Last week an observant TPA supporter noted that while the West Midlands Fire Service are busy fitting out a new £23million base for their control centre staff, literally just across the road the ill-fated i54 technology park -  a 220 acre regeneration project run by Wolverhampton City Council -  lies vacant without a single tenant having signed up (see both images with M54 J2 circled in red to illustrate proximity).

 

I54 What is more, this incongruity became quite blatant when articles referring to the two separate projects were printed on the same page of last Thursday’s Express & Star (9th April). So if it’s obvious and logical to us, why on earth does this logic seemingly escape the executives who are no doubt paid good money to head-up these initiatives?

 

Just why is it so inconceivable for these two public bodies to put their heads – and resources – together in a bid to save us taxpayers some money?

 

The i54 site must be worrying the council.
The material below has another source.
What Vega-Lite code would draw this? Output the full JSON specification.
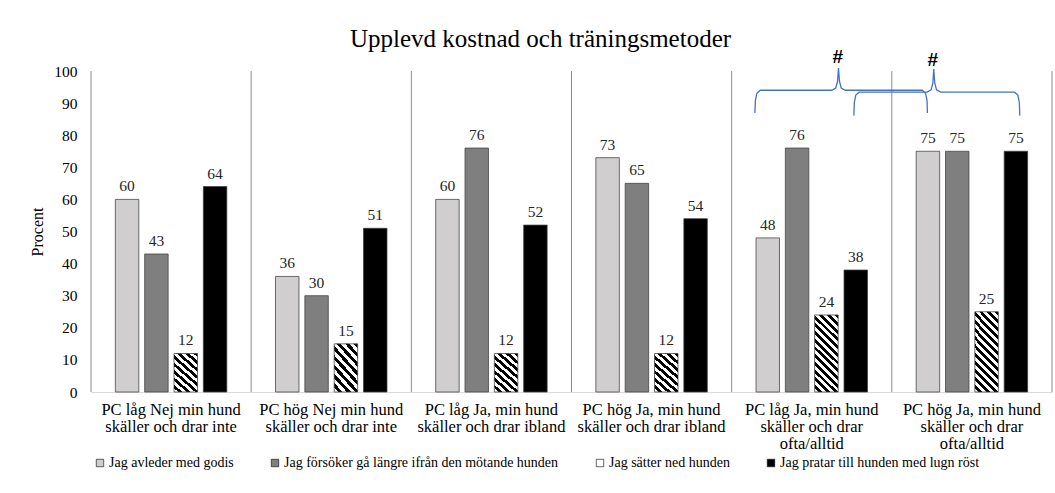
{
  "$schema": "https://vega.github.io/schema/vega-lite/v6.json",
  "width": 961,
  "height": 321,
  "autosize": {"type": "none"},
  "padding": {"left": 91, "top": 71, "right": 3, "bottom": 101},
  "background": "white",
  "config": {"view": {"stroke": null}, "font": "Liberation Serif"},
  "title": {"text": "Upplevd kostnad och träningsmetoder", "fontSize": 25, "fontWeight": "normal", "font": "Liberation Serif", "color": "#000000", "anchor": "middle", "dx": -31, "offset": -4},
  "datasets": {
    "bars": [
      {"group": "PC låg Nej min hund\nskäller och drar inte", "series": "Jag avleder med godis", "value": 60},
      {"group": "PC låg Nej min hund\nskäller och drar inte", "series": "Jag försöker gå längre ifrån den mötande hunden", "value": 43},
      {"group": "PC låg Nej min hund\nskäller och drar inte", "series": "Jag sätter ned hunden", "value": 12},
      {"group": "PC låg Nej min hund\nskäller och drar inte", "series": "Jag pratar till hunden med lugn röst", "value": 64},
      {"group": "PC hög Nej min hund\nskäller och drar inte", "series": "Jag avleder med godis", "value": 36},
      {"group": "PC hög Nej min hund\nskäller och drar inte", "series": "Jag försöker gå längre ifrån den mötande hunden", "value": 30},
      {"group": "PC hög Nej min hund\nskäller och drar inte", "series": "Jag sätter ned hunden", "value": 15},
      {"group": "PC hög Nej min hund\nskäller och drar inte", "series": "Jag pratar till hunden med lugn röst", "value": 51},
      {"group": "PC låg Ja, min hund\nskäller och drar ibland", "series": "Jag avleder med godis", "value": 60},
      {"group": "PC låg Ja, min hund\nskäller och drar ibland", "series": "Jag försöker gå längre ifrån den mötande hunden", "value": 76},
      {"group": "PC låg Ja, min hund\nskäller och drar ibland", "series": "Jag sätter ned hunden", "value": 12},
      {"group": "PC låg Ja, min hund\nskäller och drar ibland", "series": "Jag pratar till hunden med lugn röst", "value": 52},
      {"group": "PC hög Ja, min hund\nskäller och drar ibland", "series": "Jag avleder med godis", "value": 73},
      {"group": "PC hög Ja, min hund\nskäller och drar ibland", "series": "Jag försöker gå längre ifrån den mötande hunden", "value": 65},
      {"group": "PC hög Ja, min hund\nskäller och drar ibland", "series": "Jag sätter ned hunden", "value": 12},
      {"group": "PC hög Ja, min hund\nskäller och drar ibland", "series": "Jag pratar till hunden med lugn röst", "value": 54},
      {"group": "PC låg Ja, min hund\nskäller och drar\nofta/alltid", "series": "Jag avleder med godis", "value": 48},
      {"group": "PC låg Ja, min hund\nskäller och drar\nofta/alltid", "series": "Jag försöker gå längre ifrån den mötande hunden", "value": 76},
      {"group": "PC låg Ja, min hund\nskäller och drar\nofta/alltid", "series": "Jag sätter ned hunden", "value": 24},
      {"group": "PC låg Ja, min hund\nskäller och drar\nofta/alltid", "series": "Jag pratar till hunden med lugn röst", "value": 38},
      {"group": "PC hög Ja, min hund\nskäller och drar\nofta/alltid", "series": "Jag avleder med godis", "value": 75},
      {"group": "PC hög Ja, min hund\nskäller och drar\nofta/alltid", "series": "Jag försöker gå längre ifrån den mötande hunden", "value": 75},
      {"group": "PC hög Ja, min hund\nskäller och drar\nofta/alltid", "series": "Jag sätter ned hunden", "value": 25},
      {"group": "PC hög Ja, min hund\nskäller och drar\nofta/alltid", "series": "Jag pratar till hunden med lugn röst", "value": 75}
    ],
    "dividers": [{"x": 0}, {"x": 1}, {"x": 2}, {"x": 3}, {"x": 4}, {"x": 5}, {"x": 6}],
    "braces": [
      {"b": 1, "i": 0, "x": 4.145, "y": 86.9},
      {"b": 1, "i": 1, "x": 4.148, "y": 90.8},
      {"b": 1, "i": 2, "x": 4.157, "y": 93.0},
      {"b": 1, "i": 3, "x": 4.178, "y": 94.0},
      {"b": 1, "i": 4, "x": 4.625, "y": 94.0},
      {"b": 1, "i": 5, "x": 4.650, "y": 94.7},
      {"b": 1, "i": 6, "x": 4.661, "y": 96.8},
      {"b": 1, "i": 7, "x": 4.667, "y": 100.9},
      {"b": 1, "i": 8, "x": 4.673, "y": 96.8},
      {"b": 1, "i": 9, "x": 4.684, "y": 94.7},
      {"b": 1, "i": 10, "x": 4.709, "y": 94.0},
      {"b": 1, "i": 11, "x": 5.190, "y": 94.0},
      {"b": 1, "i": 12, "x": 5.211, "y": 93.0},
      {"b": 1, "i": 13, "x": 5.220, "y": 90.8},
      {"b": 1, "i": 14, "x": 5.222, "y": 86.9},
      {"b": 2, "i": 0, "x": 4.763, "y": 86.1},
      {"b": 2, "i": 1, "x": 4.766, "y": 90.2},
      {"b": 2, "i": 2, "x": 4.775, "y": 92.5},
      {"b": 2, "i": 3, "x": 4.796, "y": 93.4},
      {"b": 2, "i": 4, "x": 5.220, "y": 93.4},
      {"b": 2, "i": 5, "x": 5.245, "y": 94.1},
      {"b": 2, "i": 6, "x": 5.256, "y": 96.2},
      {"b": 2, "i": 7, "x": 5.262, "y": 100.6},
      {"b": 2, "i": 8, "x": 5.268, "y": 96.2},
      {"b": 2, "i": 9, "x": 5.279, "y": 94.1},
      {"b": 2, "i": 10, "x": 5.304, "y": 93.4},
      {"b": 2, "i": 11, "x": 5.766, "y": 93.4},
      {"b": 2, "i": 12, "x": 5.787, "y": 92.5},
      {"b": 2, "i": 13, "x": 5.796, "y": 90.2},
      {"b": 2, "i": 14, "x": 5.799, "y": 86.1}
    ],
    "hash": [
      {"x": 4.663, "y": 104.5, "label": "#"},
      {"x": 5.256, "y": 103.5, "label": "#"}
    ]
  },
  "layer": [
    {
      "data": {"name": "bars"},
      "encoding": {
        "x": {"field": "group", "type": "nominal", "sort": null, "scale": {"paddingInner": 0, "paddingOuter": 0},
          "axis": {"title": null, "labelExpr": "split(datum.label, '\\n')", "labelAngle": 0, "labelFontSize": 16.5, "labelFont": "Liberation Serif", "labelColor": "#000000", "labelPadding": 9, "labelLineHeight": 17, "labelBaseline": "top", "ticks": false, "domainColor": "#d9d9d9", "domainWidth": 1, "labelLimit": 200}},
        "xOffset": {"field": "series", "type": "nominal", "sort": ["Jag avleder med godis", "Jag försöker gå längre ifrån den mötande hunden", "Jag sätter ned hunden", "Jag pratar till hunden med lugn röst"], "scale": {"paddingInner": 0.2, "paddingOuter": 0.83}},
        "y": {"field": "value", "type": "quantitative", "scale": {"domain": [0, 100], "nice": false},
          "axis": {"title": "Procent", "titleFont": "Liberation Serif", "titleFontSize": 16, "titleFontWeight": "normal", "titleColor": "#000000", "titlePadding": 8, "values": [0, 10, 20, 30, 40, 50, 60, 70, 80, 90, 100], "grid": false, "domain": false, "ticks": false, "labelPadding": 14, "labelFontSize": 15.5, "labelFont": "Liberation Serif", "labelColor": "#000000"}}
      },
      "layer": [
        {
          "mark": {"type": "bar", "stroke": "#404040", "strokeWidth": 0.75},
          "encoding": {
            "fill": {
              "field": "series", "type": "nominal",
              "scale": {
                "domain": ["Jag avleder med godis", "Jag försöker gå längre ifrån den mötande hunden", "Jag sätter ned hunden", "Jag pratar till hunden med lugn röst"],
                "range": ["#d0cece", "#7f7f7f", "#ffffff", "#000000"]
              },
              "legend": {"title": null, "orient": "none", "legendX": 2, "legendY": 385, "direction": "horizontal", "columns": 4, "symbolType": "square", "symbolSize": 55, "symbolStrokeColor": "#000000", "symbolStrokeWidth": 0.6, "labelFontSize": 14, "labelFont": "Liberation Serif", "labelColor": "#000000", "columnPadding": 34, "labelOffset": 2, "labelLimit": 400,
                "encode": {
                  "labels": {"update": {"font": {"value": "Liberation Serif"}, "fontSize": {"value": 14}}},
                  "symbols": {"update": {
                  "stroke": {"value": "#000000"},
                  "strokeWidth": {"value": 0.6},
                  "fill": [
                    {"test": "datum.value === 'Jag avleder med godis'", "value": "#d0cece"},
                    {"test": "datum.value === 'Jag pratar till hunden med lugn röst'", "value": "#000000"},
                    {"test": "datum.value === 'Jag sätter ned hunden'", "value": "#ffffff"},
                    {"value": "#7f7f7f"}
                  ]}}}},
              "condition": [
                {"test": "datum.series === 'Jag sätter ned hunden' && datum.value > 20", "value": {"gradient": "linear", "x1": 1, "y1": 0, "x2": 0.6405, "y2": 1.1931, "stops": [
                  {"offset": 0, "color": "#000000"}, {"offset": 0.03846, "color": "#000000"}, {"offset": 0.03846, "color": "#ffffff"}, {"offset": 0.07692, "color": "#ffffff"},
                  {"offset": 0.07692, "color": "#000000"}, {"offset": 0.11538, "color": "#000000"}, {"offset": 0.11538, "color": "#ffffff"}, {"offset": 0.15385, "color": "#ffffff"},
                  {"offset": 0.15385, "color": "#000000"}, {"offset": 0.19231, "color": "#000000"}, {"offset": 0.19231, "color": "#ffffff"}, {"offset": 0.23077, "color": "#ffffff"},
                  {"offset": 0.23077, "color": "#000000"}, {"offset": 0.26923, "color": "#000000"}, {"offset": 0.26923, "color": "#ffffff"}, {"offset": 0.30769, "color": "#ffffff"},
                  {"offset": 0.30769, "color": "#000000"}, {"offset": 0.34615, "color": "#000000"}, {"offset": 0.34615, "color": "#ffffff"}, {"offset": 0.38462, "color": "#ffffff"},
                  {"offset": 0.38462, "color": "#000000"}, {"offset": 0.42308, "color": "#000000"}, {"offset": 0.42308, "color": "#ffffff"}, {"offset": 0.46154, "color": "#ffffff"},
                  {"offset": 0.46154, "color": "#000000"}, {"offset": 0.5, "color": "#000000"}, {"offset": 0.5, "color": "#ffffff"}, {"offset": 0.53846, "color": "#ffffff"},
                  {"offset": 0.53846, "color": "#000000"}, {"offset": 0.57692, "color": "#000000"}, {"offset": 0.57692, "color": "#ffffff"}, {"offset": 0.61538, "color": "#ffffff"},
                  {"offset": 0.61538, "color": "#000000"}, {"offset": 0.65385, "color": "#000000"}, {"offset": 0.65385, "color": "#ffffff"}, {"offset": 0.69231, "color": "#ffffff"},
                  {"offset": 0.69231, "color": "#000000"}, {"offset": 0.73077, "color": "#000000"}, {"offset": 0.73077, "color": "#ffffff"}, {"offset": 0.76923, "color": "#ffffff"},
                  {"offset": 0.76923, "color": "#000000"}, {"offset": 0.80769, "color": "#000000"}, {"offset": 0.80769, "color": "#ffffff"}, {"offset": 0.84615, "color": "#ffffff"},
                  {"offset": 0.84615, "color": "#000000"}, {"offset": 0.88462, "color": "#000000"}, {"offset": 0.88462, "color": "#ffffff"}, {"offset": 0.92308, "color": "#ffffff"},
                  {"offset": 0.92308, "color": "#000000"}, {"offset": 0.96154, "color": "#000000"}, {"offset": 0.96154, "color": "#ffffff"}, {"offset": 1, "color": "#ffffff"}]}},
                {"test": "datum.series === 'Jag sätter ned hunden'", "value": {"gradient": "linear", "x1": 1, "y1": 0, "x2": 0.3624, "y2": 1.1937, "stops": [
                  {"offset": 0, "color": "#000000"}, {"offset": 0.0625, "color": "#000000"}, {"offset": 0.0625, "color": "#ffffff"}, {"offset": 0.125, "color": "#ffffff"},
                  {"offset": 0.125, "color": "#000000"}, {"offset": 0.1875, "color": "#000000"}, {"offset": 0.1875, "color": "#ffffff"}, {"offset": 0.25, "color": "#ffffff"},
                  {"offset": 0.25, "color": "#000000"}, {"offset": 0.3125, "color": "#000000"}, {"offset": 0.3125, "color": "#ffffff"}, {"offset": 0.375, "color": "#ffffff"},
                  {"offset": 0.375, "color": "#000000"}, {"offset": 0.4375, "color": "#000000"}, {"offset": 0.4375, "color": "#ffffff"}, {"offset": 0.5, "color": "#ffffff"},
                  {"offset": 0.5, "color": "#000000"}, {"offset": 0.5625, "color": "#000000"}, {"offset": 0.5625, "color": "#ffffff"}, {"offset": 0.625, "color": "#ffffff"},
                  {"offset": 0.625, "color": "#000000"}, {"offset": 0.6875, "color": "#000000"}, {"offset": 0.6875, "color": "#ffffff"}, {"offset": 0.75, "color": "#ffffff"},
                  {"offset": 0.75, "color": "#000000"}, {"offset": 0.8125, "color": "#000000"}, {"offset": 0.8125, "color": "#ffffff"}, {"offset": 0.875, "color": "#ffffff"},
                  {"offset": 0.875, "color": "#000000"}, {"offset": 0.9375, "color": "#000000"}, {"offset": 0.9375, "color": "#ffffff"}, {"offset": 1, "color": "#ffffff"}]}}
              ]
            }
          }
        },
        {
          "mark": {"type": "text", "baseline": "bottom", "dy": -5, "fontSize": 15.5, "font": "Liberation Serif", "color": "#262626"},
          "encoding": {"text": {"field": "value", "type": "quantitative", "format": ".0f"}}
        }
      ]
    },
    {
      "layer": [
        {
          "data": {"name": "dividers"},
          "mark": {"type": "rule", "color": "#8c8c8c", "strokeWidth": 1},
          "encoding": {
            "x": {"field": "x", "type": "quantitative", "scale": {"domain": [0, 6], "nice": false, "zero": false}, "axis": null},
            "y": {"datum": 0, "type": "quantitative", "scale": {"domain": [0, 100], "nice": false}, "axis": null},
            "y2": {"datum": 100}
          }
        },
        {
          "data": {"name": "braces"},
          "mark": {"type": "line", "color": "#4472c4", "strokeWidth": 1.3, "interpolate": "linear"},
          "encoding": {
            "x": {"field": "x", "type": "quantitative", "scale": {"domain": [0, 6], "nice": false, "zero": false}, "axis": null},
            "y": {"field": "y", "type": "quantitative", "scale": {"domain": [0, 100], "nice": false}, "axis": null},
            "detail": {"field": "b", "type": "nominal"},
            "order": {"field": "i", "type": "quantitative"}
          }
        },
        {
          "data": {"name": "hash"},
          "mark": {"type": "text", "fontSize": 19, "font": "Liberation Sans", "fontWeight": "bold", "baseline": "middle", "color": "#000000"},
          "encoding": {
            "x": {"field": "x", "type": "quantitative", "scale": {"domain": [0, 6], "nice": false, "zero": false}, "axis": null},
            "y": {"field": "y", "type": "quantitative", "scale": {"domain": [0, 100], "nice": false}, "axis": null},
            "text": {"field": "label", "type": "nominal"}
          }
        }
      ]
    }
  ],
  "resolve": {"scale": {"x": "independent", "y": "independent"}}
}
There was a point where it looked as though it’d been mothballed indefinitely, and already thousands of pounds have been spent on security staff whilst tumbleweed has continued to blow across the vast site. The public have surely become weary of the various and reoccurring talk of ‘mystery investors’ and broken promises of foreign money. We’re told to expect an announcement “at the end of the year”, but in the meantime we’re to sit back and accept the absurd decision to house fire service staff in a multi-million pound building over the road.

 

Who is making these decisions, and why is any dialogue between the fire service and the city council so fractured that even the most rational conclusion seems to evade them? They’re all public services, all run for and paid for by the taxpayer, self-evidently local to one another and supposedly aware that there’s a push to save money, not squander it.

 

Fire control centre

 

I’m sure we’d all like to see the i54 succeed, as taxpayers and stakeholders we’d be foolish to sit back and hope it falls on its face, but the fact is there are obviously some real problems attracting interest from the sort of companies needed to reverse the fortunes of the park. Quite clearly the council are loathe to admit defeat and are still wedded to the original idea, but economic circumstances have changed dramatically and what was planned might takes years if it ever does come to fruition.

 

Pride and blinkered-vision are the enemies of good business acumen, and this local authority now needs be pragmatic if they’re to adapt to the new circumstances that have presented themselves and serve their electorate properly.

 

No doubt the council and fire service alike could come up with hundreds of reasons – or excuses – as to why housing the control centre on the i54 would be entirely impracticable, but you can be sure that many more will relate to the nature of the relationship between these two bodies than real logistics, because at the end of the day there’s a 200 acre site vacant on one side of the road and 130 staff about to move in on the other. Isn’t it just what used to be called commonsense?